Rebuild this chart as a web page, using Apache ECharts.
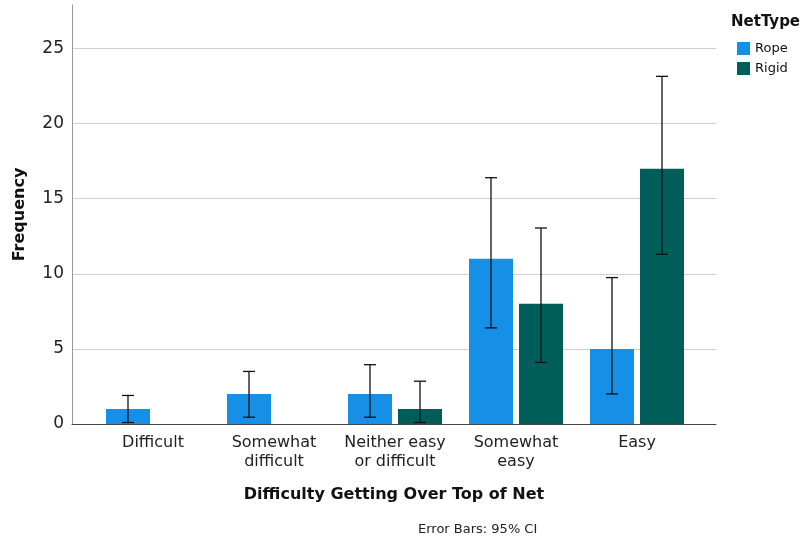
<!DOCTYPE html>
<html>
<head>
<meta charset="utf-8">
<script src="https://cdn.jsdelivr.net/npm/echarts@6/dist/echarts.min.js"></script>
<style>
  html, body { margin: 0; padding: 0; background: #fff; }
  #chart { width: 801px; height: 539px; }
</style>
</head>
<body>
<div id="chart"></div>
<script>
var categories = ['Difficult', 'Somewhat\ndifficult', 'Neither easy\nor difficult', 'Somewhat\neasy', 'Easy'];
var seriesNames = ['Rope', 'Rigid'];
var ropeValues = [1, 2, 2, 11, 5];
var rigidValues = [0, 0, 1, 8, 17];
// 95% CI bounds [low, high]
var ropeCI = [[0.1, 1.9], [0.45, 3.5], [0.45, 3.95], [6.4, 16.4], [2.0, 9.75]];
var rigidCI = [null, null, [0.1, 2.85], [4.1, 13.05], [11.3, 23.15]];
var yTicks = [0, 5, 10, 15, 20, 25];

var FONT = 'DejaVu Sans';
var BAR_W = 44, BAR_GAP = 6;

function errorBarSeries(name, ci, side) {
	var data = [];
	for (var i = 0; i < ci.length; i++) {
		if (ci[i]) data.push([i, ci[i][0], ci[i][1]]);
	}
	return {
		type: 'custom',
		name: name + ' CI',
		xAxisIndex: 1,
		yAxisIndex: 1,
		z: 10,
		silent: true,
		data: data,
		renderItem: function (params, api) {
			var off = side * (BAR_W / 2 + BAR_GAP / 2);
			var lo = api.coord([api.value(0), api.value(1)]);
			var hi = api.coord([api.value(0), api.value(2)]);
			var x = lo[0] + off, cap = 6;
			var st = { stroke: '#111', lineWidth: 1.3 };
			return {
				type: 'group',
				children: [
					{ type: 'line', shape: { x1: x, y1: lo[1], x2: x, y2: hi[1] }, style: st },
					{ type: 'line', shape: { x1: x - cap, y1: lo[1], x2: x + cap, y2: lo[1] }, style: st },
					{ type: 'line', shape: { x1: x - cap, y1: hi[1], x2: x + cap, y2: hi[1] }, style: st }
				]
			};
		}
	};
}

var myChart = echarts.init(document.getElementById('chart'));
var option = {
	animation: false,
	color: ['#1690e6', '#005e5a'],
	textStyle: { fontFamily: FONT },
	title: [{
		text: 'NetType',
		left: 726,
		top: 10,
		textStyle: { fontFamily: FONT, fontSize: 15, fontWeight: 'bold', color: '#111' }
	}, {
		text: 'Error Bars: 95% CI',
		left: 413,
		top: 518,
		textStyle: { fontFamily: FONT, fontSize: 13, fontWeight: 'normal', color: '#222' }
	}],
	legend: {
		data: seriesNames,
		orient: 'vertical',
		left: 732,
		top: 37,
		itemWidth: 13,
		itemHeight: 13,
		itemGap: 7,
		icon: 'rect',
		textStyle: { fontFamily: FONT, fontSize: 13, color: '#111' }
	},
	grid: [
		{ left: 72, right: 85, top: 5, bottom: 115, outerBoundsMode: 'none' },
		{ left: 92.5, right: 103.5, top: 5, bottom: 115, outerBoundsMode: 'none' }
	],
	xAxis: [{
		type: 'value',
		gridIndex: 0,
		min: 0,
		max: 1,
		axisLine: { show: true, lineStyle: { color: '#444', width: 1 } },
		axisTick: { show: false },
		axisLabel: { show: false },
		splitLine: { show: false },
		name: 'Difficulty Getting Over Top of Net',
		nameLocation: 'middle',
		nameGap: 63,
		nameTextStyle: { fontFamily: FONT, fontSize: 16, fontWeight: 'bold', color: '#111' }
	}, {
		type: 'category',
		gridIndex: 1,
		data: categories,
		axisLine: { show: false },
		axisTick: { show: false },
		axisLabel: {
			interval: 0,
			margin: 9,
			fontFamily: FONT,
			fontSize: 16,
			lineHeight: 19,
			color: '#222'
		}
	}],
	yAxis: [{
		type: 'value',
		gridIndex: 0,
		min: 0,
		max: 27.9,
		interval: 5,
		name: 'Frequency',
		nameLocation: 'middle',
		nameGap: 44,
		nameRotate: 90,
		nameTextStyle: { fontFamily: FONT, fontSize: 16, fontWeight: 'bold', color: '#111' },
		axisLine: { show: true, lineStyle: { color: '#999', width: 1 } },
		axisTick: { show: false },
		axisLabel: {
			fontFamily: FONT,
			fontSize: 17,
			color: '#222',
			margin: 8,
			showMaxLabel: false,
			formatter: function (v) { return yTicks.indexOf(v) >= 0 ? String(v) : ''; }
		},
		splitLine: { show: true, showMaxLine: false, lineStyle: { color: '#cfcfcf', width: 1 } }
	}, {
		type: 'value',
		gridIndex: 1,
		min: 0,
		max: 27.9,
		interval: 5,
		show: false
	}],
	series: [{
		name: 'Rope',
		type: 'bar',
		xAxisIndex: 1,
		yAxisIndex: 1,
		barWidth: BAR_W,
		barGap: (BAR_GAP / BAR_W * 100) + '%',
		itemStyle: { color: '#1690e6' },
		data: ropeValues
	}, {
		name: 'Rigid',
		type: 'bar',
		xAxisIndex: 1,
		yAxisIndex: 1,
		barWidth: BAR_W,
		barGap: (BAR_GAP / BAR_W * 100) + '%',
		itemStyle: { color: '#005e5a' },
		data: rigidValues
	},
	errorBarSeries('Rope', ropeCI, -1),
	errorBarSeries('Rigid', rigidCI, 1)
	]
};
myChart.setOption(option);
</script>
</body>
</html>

______________________________

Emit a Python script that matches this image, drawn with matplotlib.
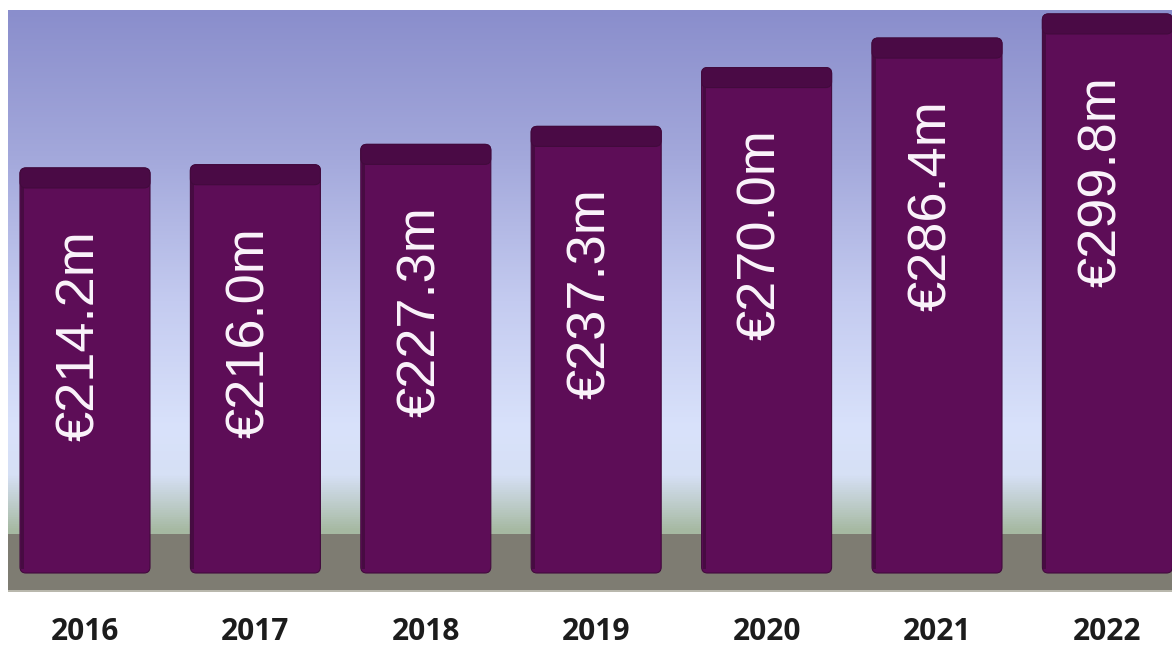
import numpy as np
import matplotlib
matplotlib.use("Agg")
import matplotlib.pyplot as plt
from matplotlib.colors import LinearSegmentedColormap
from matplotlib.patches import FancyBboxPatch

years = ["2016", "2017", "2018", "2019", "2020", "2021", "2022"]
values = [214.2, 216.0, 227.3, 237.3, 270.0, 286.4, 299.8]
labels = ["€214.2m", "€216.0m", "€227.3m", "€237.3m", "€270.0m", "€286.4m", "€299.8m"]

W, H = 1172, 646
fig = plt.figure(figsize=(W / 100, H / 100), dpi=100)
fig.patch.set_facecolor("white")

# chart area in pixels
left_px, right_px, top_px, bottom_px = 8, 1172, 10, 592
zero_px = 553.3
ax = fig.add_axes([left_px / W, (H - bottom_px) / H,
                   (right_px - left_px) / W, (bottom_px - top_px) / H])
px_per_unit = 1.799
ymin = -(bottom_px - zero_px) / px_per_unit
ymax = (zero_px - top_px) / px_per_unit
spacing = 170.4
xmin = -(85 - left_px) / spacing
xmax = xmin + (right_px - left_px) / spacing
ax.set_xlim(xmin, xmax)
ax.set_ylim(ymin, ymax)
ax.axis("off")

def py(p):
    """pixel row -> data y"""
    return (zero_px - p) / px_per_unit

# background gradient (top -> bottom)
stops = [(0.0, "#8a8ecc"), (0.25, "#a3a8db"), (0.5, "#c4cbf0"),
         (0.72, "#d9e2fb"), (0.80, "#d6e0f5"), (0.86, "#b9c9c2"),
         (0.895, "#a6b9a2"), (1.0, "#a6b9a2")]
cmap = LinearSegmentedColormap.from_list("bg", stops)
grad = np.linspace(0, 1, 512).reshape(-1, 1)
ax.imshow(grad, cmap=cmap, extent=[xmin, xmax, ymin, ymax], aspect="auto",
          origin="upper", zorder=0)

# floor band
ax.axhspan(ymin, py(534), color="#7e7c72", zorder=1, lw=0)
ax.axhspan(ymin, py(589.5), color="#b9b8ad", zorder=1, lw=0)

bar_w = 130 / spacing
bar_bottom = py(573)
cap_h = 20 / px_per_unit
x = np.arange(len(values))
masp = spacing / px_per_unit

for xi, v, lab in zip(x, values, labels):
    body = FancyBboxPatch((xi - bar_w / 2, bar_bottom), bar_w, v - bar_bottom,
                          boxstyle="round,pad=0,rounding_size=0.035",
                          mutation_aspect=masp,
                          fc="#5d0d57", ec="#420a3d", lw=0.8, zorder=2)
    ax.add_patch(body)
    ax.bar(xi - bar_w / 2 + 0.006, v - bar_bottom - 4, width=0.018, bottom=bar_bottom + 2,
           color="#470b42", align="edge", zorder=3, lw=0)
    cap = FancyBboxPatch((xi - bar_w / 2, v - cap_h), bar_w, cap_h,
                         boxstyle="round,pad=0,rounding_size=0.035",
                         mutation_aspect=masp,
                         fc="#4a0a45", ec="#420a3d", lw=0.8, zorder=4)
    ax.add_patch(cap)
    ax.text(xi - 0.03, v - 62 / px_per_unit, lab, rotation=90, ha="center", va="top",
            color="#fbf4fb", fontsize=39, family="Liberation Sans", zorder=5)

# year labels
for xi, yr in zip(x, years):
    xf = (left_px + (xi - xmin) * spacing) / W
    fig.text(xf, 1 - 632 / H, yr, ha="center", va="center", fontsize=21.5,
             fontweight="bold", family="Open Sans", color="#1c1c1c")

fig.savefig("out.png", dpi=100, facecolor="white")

______________________________

▸ **Aim of the task**: Extract from the material above the stretch running from the line containing "Rebuild this chart" through the line containing "var BAR_W = 44, BAR_GAP = 6;". Keep the text exact and the pictures out.

▸ **In response**:
Rebuild this chart as a web page, using Apache ECharts.
<!DOCTYPE html>
<html>
<head>
<meta charset="utf-8">
<script src="https://cdn.jsdelivr.net/npm/echarts@6/dist/echarts.min.js"></script>
<style>
  html, body { margin: 0; padding: 0; background: #fff; }
  #chart { width: 801px; height: 539px; }
</style>
</head>
<body>
<div id="chart"></div>
<script>
var categories = ['Difficult', 'Somewhat\ndifficult', 'Neither easy\nor difficult', 'Somewhat\neasy', 'Easy'];
var seriesNames = ['Rope', 'Rigid'];
var ropeValues = [1, 2, 2, 11, 5];
var rigidValues = [0, 0, 1, 8, 17];
// 95% CI bounds [low, high]
var ropeCI = [[0.1, 1.9], [0.45, 3.5], [0.45, 3.95], [6.4, 16.4], [2.0, 9.75]];
var rigidCI = [null, null, [0.1, 2.85], [4.1, 13.05], [11.3, 23.15]];
var yTicks = [0, 5, 10, 15, 20, 25];

var FONT = 'DejaVu Sans';
var BAR_W = 44, BAR_GAP = 6;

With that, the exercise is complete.